## begin
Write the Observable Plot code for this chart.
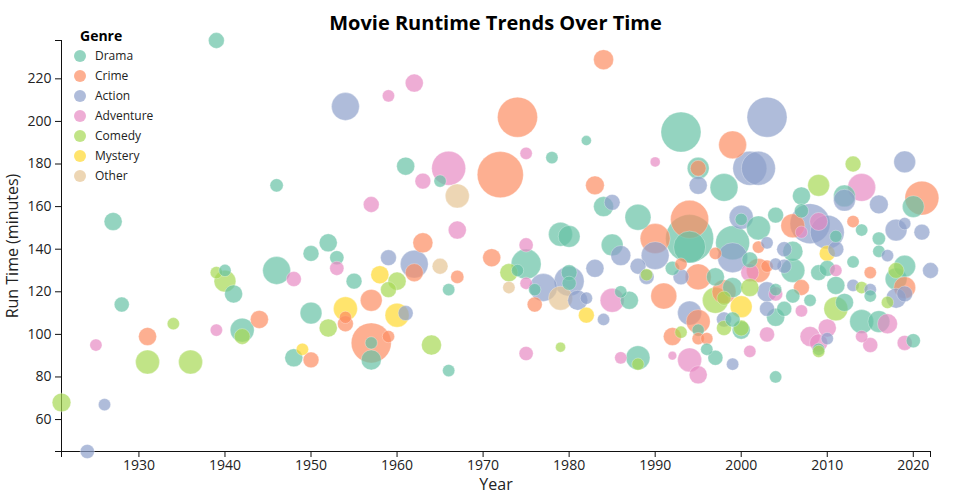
<!DOCTYPE html>
<html>
<head>
<meta charset="utf-8">
<script src="https://cdn.jsdelivr.net/npm/d3@7"></script>
<script src="https://cdn.jsdelivr.net/npm/@observablehq/plot@0.6"></script>
<style>
  body { margin: 0; background: #fff; font-family: "Open Sans", sans-serif; }
  #wrap { position: relative; width: 960px; height: 500px; }
  #title { position: absolute; left: 61px; width: 869px; top: 9px; text-align: center;
           font-weight: 700; font-size: 20px; line-height: 28px; color: #000; }
  #legend { position: absolute; left: 0; top: 0; font-size: 12px; color: #222; }
  #legend .lt { position: absolute; left: 80px; top: 26px; font-weight: 700; font-size: 14px; line-height: 20px; color: #000; }
  #legend .row { position: absolute; left: 74px; height: 20px; line-height: 20px; white-space: nowrap; }
  #legend .sw { position: absolute; left: 0; top: 4px; width: 12px; height: 12px; border-radius: 50%; opacity: 0.7; }
  #legend .tx { position: absolute; left: 21px; top: 0; }
  g[aria-label="x-axis tick label"] text, g[aria-label="y-axis tick label"] text { font-size: 14px; fill: #222; }
  g[aria-label="x-axis label"] text, g[aria-label="y-axis label"] text { font-size: 16px; fill: #222; }
</style>
</head>
<body>
<div id="wrap">
  <div id="chart"></div>
  <div id="title">Movie Runtime Trends Over Time</div>
  <div id="legend"></div>
</div>
<script>
// ---- data ----
const genreOrder = ["Drama", "Crime", "Action", "Adventure", "Comedy", "Mystery", "Other"];
const genreCode = {D: "Drama", C: "Crime", A: "Action", P: "Adventure", G: "Comedy", Y: "Mystery", O: "Other"};

const years = [
  1921,1924,1925,1926,1927,1928,1931,1931,1934,1936,
  1939,1939,1939,1940,1940,1941,1942,1942,1944,1946,
  1946,1948,1948,1949,1950,1950,1950,1952,1952,1953,
  1953,1954,1954,1954,1954,1955,1957,1957,1957,1957,
  1957,1958,1959,1959,1959,1959,1960,1960,1961,1961,
  1962,1962,1962,1963,1963,1964,1965,1965,1966,1966,
  1966,1967,1967,1967,1971,1972,1973,1973,1974,1974,
  1975,1975,1975,1975,1975,1976,1976,1977,1978,1979,
  1979,1979,1980,1980,1980,1980,1981,1982,1982,1982,
  1983,1983,1984,1984,1984,1985,1985,1985,1986,1986,
  1986,1987,1988,1988,1988,1988,1989,1989,1990,1990,
  1990,1991,1992,1992,1992,1993,1993,1993,1993,1994,
  1994,1994,1994,1994,1995,1995,1995,1995,1995,1995,
  1995,1995,1996,1996,1997,1997,1997,1997,1998,1998,
  1998,1998,1998,1999,1999,1999,1999,1999,1999,2000,
  2000,2000,2000,2000,2001,2001,2001,2001,2001,2002,
  2002,2002,2002,2003,2003,2003,2003,2003,2003,2004,
  2004,2004,2004,2004,2004,2005,2005,2005,2006,2006,
  2006,2006,2007,2007,2007,2007,2007,2008,2008,2008,
  2009,2009,2009,2009,2009,2009,2010,2010,2010,2010,
  2010,2011,2011,2011,2011,2011,2012,2012,2012,2013,
  2013,2013,2013,2014,2014,2014,2014,2014,2015,2015,
  2015,2015,2016,2016,2016,2016,2017,2017,2017,2018,
  2018,2018,2018,2019,2019,2019,2019,2019,2019,2020,
  2020,2021,2021,2022
];
const runtimes = [
  68,45,95,67,153,114,99,87,105,87,
  238,129,102,130,125,119,102,99,107,130,
  170,126,89,93,138,110,88,143,103,136,
  131,207,112,108,105,125,161,96,96,88,
  116,128,212,136,121,99,125,109,179,110,
  218,133,129,172,143,95,172,132,178,121,
  83,165,149,127,136,175,129,122,202,130,
  185,142,133,124,91,121,114,122,183,147,
  117,94,146,125,129,124,116,191,117,109,
  170,131,229,160,107,162,142,116,137,120,
  89,116,155,132,89,86,127,128,181,145,
  137,118,131,99,90,195,133,127,101,154,
  145,141,110,88,178,178,170,127,106,102,
  98,81,98,93,138,127,116,89,169,120,
  117,107,103,189,143,136,122,107,86,155,
  154,113,102,103,178,135,129,122,92,178,
  150,141,130,202,143,132,120,112,100,156,
  133,121,119,108,80,140,132,112,151,139,
  130,118,165,158,148,122,111,152,116,99,
  170,153,129,96,93,92,148,138,131,103,
  98,146,140,130,123,112,165,163,115,180,
  153,134,123,169,149,122,106,99,129,121,
  118,95,161,145,139,106,137,115,105,149,
  130,126,117,181,152,132,122,119,96,160,
  97,164,148,130
];
const genres = [
  "G","A","P","A","D","D","C","G","G","G",
  "D","G","P","D","G","D","D","G","C","D",
  "D","P","D","Y","D","D","C","D","G","D",
  "P","A","Y","C","C","D","P","C","D","D",
  "C","Y","P","A","G","C","G","Y","D","A",
  "P","A","C","P","C","G","D","O","P","D",
  "D","O","P","C","C","C","G","O","C","D",
  "P","P","D","P","P","D","C","A","D","D",
  "O","G","D","A","D","D","A","D","A","Y",
  "C","A","C","D","A","A","D","P","A","D",
  "P","D","D","A","D","G","A","G","P","C",
  "A","C","D","C","P","D","C","A","G","C",
  "D","D","A","P","D","C","A","C","C","D",
  "C","P","C","D","C","D","G","D","D","C",
  "G","A","G","C","D","A","D","D","A","A",
  "D","Y","D","G","A","D","P","G","P","A",
  "D","C","C","A","A","C","A","A","P","D",
  "A","D","P","D","D","A","A","D","C","D",
  "D","D","D","D","P","C","P","A","D","P",
  "G","P","D","P","D","G","A","Y","D","P",
  "A","D","A","P","D","G","D","A","D","G",
  "C","D","A","P","D","G","D","P","C","A",
  "D","P","A","D","D","D","A","G","P","A",
  "G","D","A","A","A","D","C","A","P","D",
  "D","C","A","A"
];
// bubble size variable (relative popularity, 0-100)
const popularity = [
  14,8,6,6,13,9,13,23,6,23,
  10,6,6,6,19,13,23,10,13,31,
  7,9,13,6,10,19,10,13,13,8,
  8,31,23,6,10,10,10,64,6,16,
  19,13,6,10,10,6,13,23,13,9,
  13,31,13,10,16,16,6,10,46,6,
  6,23,13,7,13,85,13,6,64,6,
  6,8,36,6,8,6,9,31,6,23,
  23,4,19,36,10,8,16,4,6,10,
  14,13,16,16,6,10,19,23,16,6,
  6,13,27,10,23,6,9,6,4,36,
  31,27,8,13,3,64,6,10,6,58,
  92,41,23,23,19,10,13,27,23,6,
  6,13,6,6,6,13,27,9,31,23,
  8,9,9,31,46,36,16,9,6,23,
  6,19,13,10,46,10,13,13,6,46,
  23,6,23,64,6,6,16,9,9,10,
  6,6,8,13,6,9,8,9,23,16,
  23,8,13,8,6,10,6,64,6,16,
  19,13,10,13,6,6,46,10,10,13,
  6,6,10,6,13,23,19,19,13,10,
  6,6,6,31,6,6,23,6,6,6,
  6,9,14,7,6,19,6,6,16,19,
  10,19,16,19,6,19,19,10,9,19,
  8,46,10,10
];
const xTicks = [1930, 1940, 1950, 1960, 1970, 1980, 1990, 2000, 2010, 2020];
const yTicks = [60, 80, 100, 120, 140, 160, 180, 200, 220];

// ---- build table ----
const movies = years.map((y, i) => ({
  year: y, runtime: runtimes[i], genre: genreCode[genres[i]], popularity: popularity[i]
})).sort((a, b) => b.popularity - a.popularity);

const chart = Plot.plot({
  width: 960, height: 500,
  marginLeft: 61, marginRight: 30, marginTop: 40, marginBottom: 49,
  style: {fontFamily: "'Open Sans', sans-serif", fontSize: "14px", color: "#111", background: "transparent", overflow: "visible"},
  x: {domain: d3.extent(years)},
  y: {domain: d3.extent(runtimes)},
  r: {domain: [0, 100], range: [0, 25]},
  color: {domain: genreOrder, scheme: "set2"},
  marks: [
    Plot.frame({anchor: "left"}),
    Plot.frame({anchor: "bottom"}),
    Plot.axisX({ticks: xTicks, tickFormat: d => String(d), tickSize: 6, tickPadding: 3,
                label: "Year", labelAnchor: "center", labelArrow: "none", labelOffset: 38}),
    Plot.axisX({ticks: d3.extent(years), tickFormat: () => "", tickSize: 6, label: null}),
    Plot.axisY({ticks: yTicks, tickSize: 6, tickPadding: 4,
                label: "Run Time (minutes)", labelAnchor: "center", labelArrow: "none", labelOffset: 55}),
    Plot.axisY({ticks: d3.extent(runtimes), tickFormat: () => "", tickSize: 6, label: null}),
    Plot.dot(movies, {x: "year", y: "runtime", r: "popularity", fill: "genre",
                      fillOpacity: 0.7, stroke: "white", strokeOpacity: 0.6, strokeWidth: 0.5})
  ]
});
document.getElementById("chart").appendChild(chart);

// ---- legend ----
const color = chart.scale("color");
const lg = d3.select("#legend");
lg.append("div").attr("class", "lt").text("Genre");
genreOrder.forEach((g, i) => {
  const row = lg.append("div").attr("class", "row").style("top", (46 + 20 * i) + "px");
  row.append("div").attr("class", "sw").style("background", color.apply(g));
  row.append("div").attr("class", "tx").text(g);
});
</script>
</body>
</html>
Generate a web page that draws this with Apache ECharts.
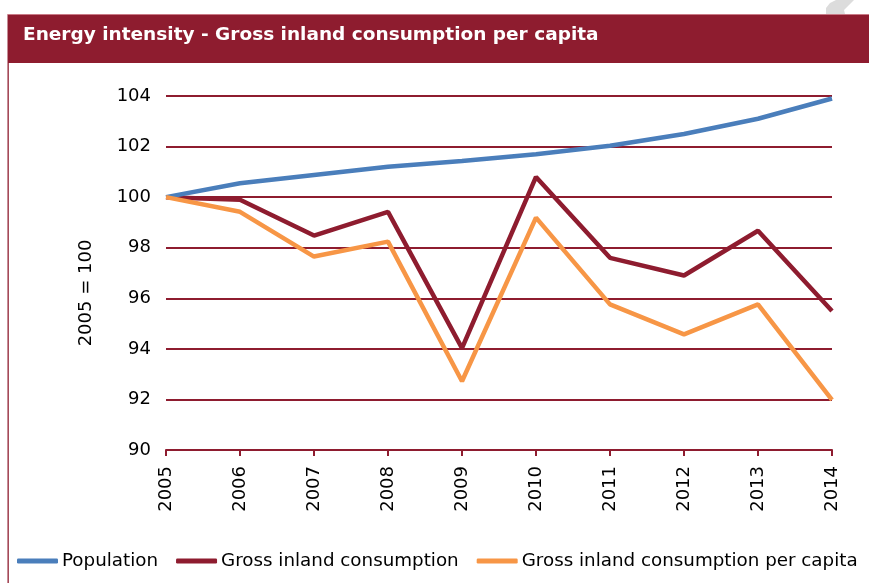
<!DOCTYPE html>
<html><head><meta charset="utf-8">
<script src="https://cdn.jsdelivr.net/npm/echarts@6/dist/echarts.min.js"></script>
<style>html,body{margin:0;padding:0;background:#fff}#c{width:869px;height:583px}</style>
</head><body><div id="c"></div>
<script>
const categories = ['2005','2006','2007','2008','2009','2010','2011','2012','2013','2014'];
const population = [100, 100.55, 100.88, 101.2, 101.43, 101.7, 102.03, 102.5, 103.1, 103.9];
const grossInland = [100, 99.9, 98.48, 99.42, 94.03, 100.8, 97.6, 96.9, 98.67, 95.5];
const perCapita = [100, 99.42, 97.65, 98.24, 92.72, 99.19, 95.76, 94.57, 95.76, 91.98];
const yTicks = [90, 92, 94, 96, 98, 100, 102, 104];
const titleText = 'Energy intensity - Gross inland consumption per capita';
const yName = '2005 = 100';

const RED = '#8E1C2F', BLUE = '#4A7EBB', ORANGE = '#F79646';
const chart = echarts.init(document.getElementById('c'));
chart.setOption({
  animation: false,
  textStyle: {fontFamily: 'DejaVu Sans'},
  graphic: [
    {type: 'polygon', shape: {points: [[836,0],[854,0],[849,5],[844,10],[845,14],[826,14],[826,8],[830,3]]}, style: {fill: '#dcdcdc'}},
    {type: 'rect', shape: {x: 7.5, y: 14.5, width: 862, height: 48.5}, style: {fill: RED}, z: -1},
    {type: 'rect', shape: {x: 7.5, y: 14, width: 862, height: 1}, style: {fill: '#c97a86'}},
    {type: 'rect', shape: {x: 7.5, y: 63, width: 1.3, height: 520}, style: {fill: RED}},
    {type: 'text', x: 23, y: 35, style: {text: titleText, fill: '#fff', font: 'bold 18.5px "DejaVu Sans"', verticalAlign: 'middle'}},
    {type: 'text', x: 86, y: 293, rotation: Math.PI / 2, style: {text: yName, fill: '#000', font: '18px "DejaVu Sans"', align: 'center', verticalAlign: 'middle'}}
  ],
  grid: {left: 166, right: 37, top: 96, bottom: 133},
  legend: {
    left: 17, top: 552, width: 900, padding: 0, itemGap: 18, itemWidth: 41, itemHeight: 5,
    icon: 'roundRect',
    textStyle: {fontSize: 18.3, color: '#000', fontFamily: 'DejaVu Sans', padding: [0, 0, 0, -1]},
    data: ['Population', 'Gross inland consumption', 'Gross inland consumption per capita']
  },
  xAxis: {
    type: 'category', data: categories, boundaryGap: false,
    axisLine: {lineStyle: {color: RED, width: 2}},
    axisTick: {show: true, length: 6, lineStyle: {color: RED, width: 2}},
    axisLabel: {rotate: 90, fontSize: 18, color: '#000', margin: 16}
  },
  yAxis: {
    type: 'value', min: 90, max: 104, interval: 2,
    axisLine: {show: false}, axisTick: {show: false},
    axisLabel: {fontSize: 18, color: '#000', margin: 15,
      formatter: v => yTicks.includes(v) ? String(v) : ''},
    splitLine: {lineStyle: {color: RED, width: 2}}
  },
  series: [
    {name: 'Population', type: 'line', data: population, symbol: 'none', lineStyle: {color: BLUE, width: 4.5}, itemStyle: {color: BLUE}, z: 3},
    {name: 'Gross inland consumption', type: 'line', data: grossInland, symbol: 'none', lineStyle: {color: RED, width: 4.5}, itemStyle: {color: RED}, z: 2},
    {name: 'Gross inland consumption per capita', type: 'line', data: perCapita, symbol: 'none', lineStyle: {color: ORANGE, width: 4.5}, itemStyle: {color: ORANGE}, z: 4}
  ]
});
</script></body></html>
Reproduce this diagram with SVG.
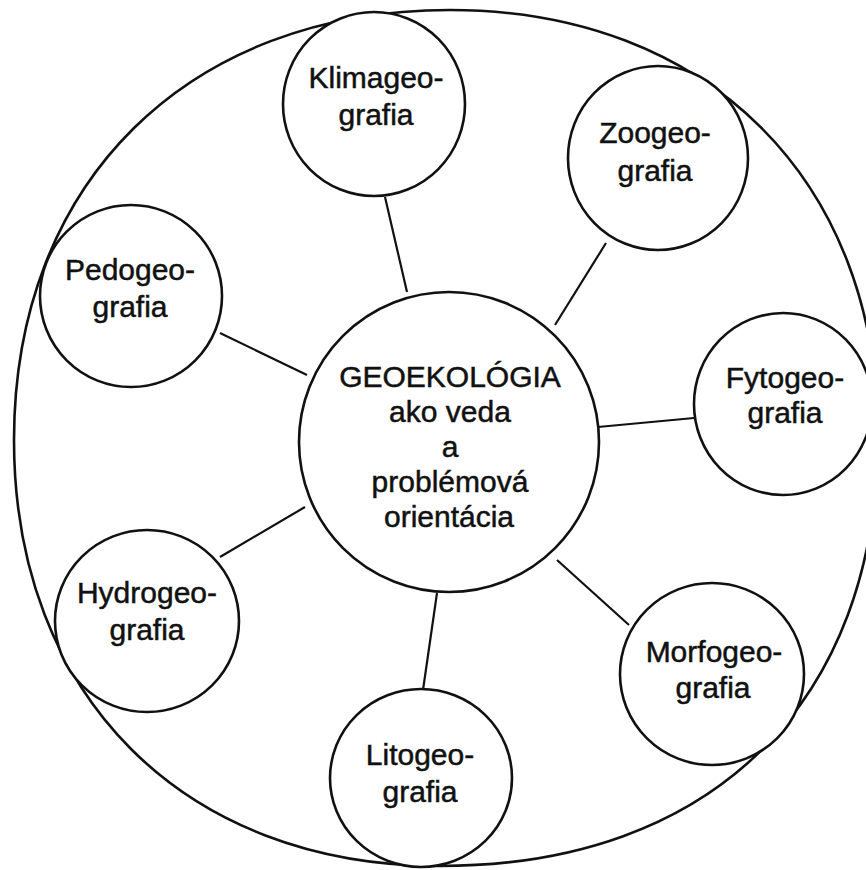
## end
◆ TASK BRIEF
Within the listing above, extract exactly the lines that run from the one containing "Generate a web" through the one containing "const yName = '2005 = 100';", excluding any pictures.

◆ OUTPUT BELOW
Generate a web page that draws this with Apache ECharts.
<!DOCTYPE html>
<html><head><meta charset="utf-8">
<script src="https://cdn.jsdelivr.net/npm/echarts@6/dist/echarts.min.js"></script>
<style>html,body{margin:0;padding:0;background:#fff}#c{width:869px;height:583px}</style>
</head><body><div id="c"></div>
<script>
const categories = ['2005','2006','2007','2008','2009','2010','2011','2012','2013','2014'];
const population = [100, 100.55, 100.88, 101.2, 101.43, 101.7, 102.03, 102.5, 103.1, 103.9];
const grossInland = [100, 99.9, 98.48, 99.42, 94.03, 100.8, 97.6, 96.9, 98.67, 95.5];
const perCapita = [100, 99.42, 97.65, 98.24, 92.72, 99.19, 95.76, 94.57, 95.76, 91.98];
const yTicks = [90, 92, 94, 96, 98, 100, 102, 104];
const titleText = 'Energy intensity - Gross inland consumption per capita';
const yName = '2005 = 100';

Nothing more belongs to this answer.